Per la Cassazione, il credito vantato dall’agente della riscossione nella controversia non era “tutto di origine extratributaria”. Quindi, il giudice d’appello non poteva declinare la propria giurisdizione. Infatti, cartelle di pagamento, fermi amministrativi e iscrizioni ipotecarie sono parzialmente impugnabili innanzi alle commissioni tributarie se vengono emanati anche per il recupero di entrate che non hanno natura fiscale.

L’intervento del D.L. 31 maggio 2010 n. 78, poi, (convertito, con modificazioni, dalla legge 3 agosto 2010, n. 122) ha riguardato anche la materia previdenziale, radicalmente riformata attraverso la disposizione dell’art. 30, che con decorrenza dal 1°gennaio 2011, prevede la possibilità per l’INPS di procedere al recupero delle pretese creditorie derivanti anche da accertamenti degli Uffici, senza la previa iscrizione a ruolo e notifica della cartella di pagamento.

L’esazione dei crediti conseguenti ad accertamenti contributivi potrà essere effettuata mediante la notifica di un avviso di addebito con valore di titolo esecutivo.
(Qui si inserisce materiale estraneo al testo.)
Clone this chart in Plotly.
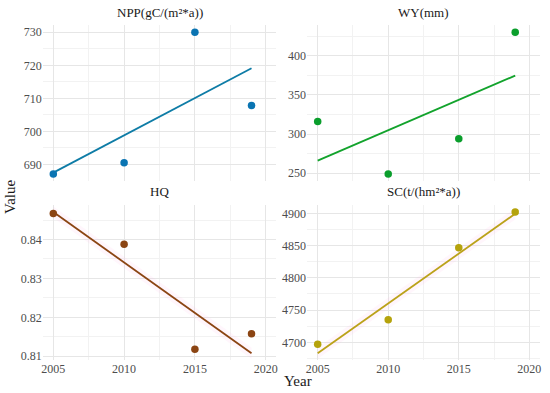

Con una chiara scelta sistematica, il legislatore ha dettato nel medesimo decreto regole che potenziano il processo di riscossione tributaria e contributiva.

Le disposizioni sull’efficacia esecutiva degli atti emessi dall’Agenzia delle Entrate e dall’Inps dimostrano come la materia della riscossione sia in costante evoluzione con tendenza all’avvicinamento delle due discipline che, peraltro, ancora non si incontrano in ambito processuale, essendo le rispettive controversie devolute a organi giurisdizionali diversi.

Da tale ricostruzione – che peraltro si inserisce in una linea interpretativa tendente ad una nozione generica di prestazione imposta come dimostra la sentenza pubblicata – dovranno necessariamente discendere conseguenze sistematiche quale una razionalizzazione e sistematizzazione della «categoria dei contributi» ed un ulteriore allargamento dell’oggetto della giurisdizione tributaria.

Tutti segnali di una necessaria ed urgente riforma del processo tributario: il giudice tributario deve essere a tempo pieno e con specifica competenza professionale, tenuto conto della difficoltà e particolarità della materia fiscale e deve essere adeguatamente retribuito; le parti (pubbliche e private) devono essere poste sullo stesso piano processuale senza limitazioni nella fase istruttoria, consentendo la citazione dei testi nonché il giuramento; la norma deve prevedere la possibilità di conciliare anche in grado di appello, logicamente riparametrando le sanzioni, nonché la possibilità di ottenere le sospensive anche in grado di appello, per evitare una buona volta per tutte il contrasto interpretativo recente tra la Corte Costituzionale ed alcuni giudici di merito che ancora oggi negano in grado di appello la sospensiva delle sentenze impugnate. In definitiva, anche in prospettiva della riduzione dei riti processuali prevista dal novellato codice di procedura civile, il processo tributario deve essere disciplinato e gestito come un “vero” processo ordinario, con l’auspicio, peraltro, che possa essere inserito nella riforma della Costituzione.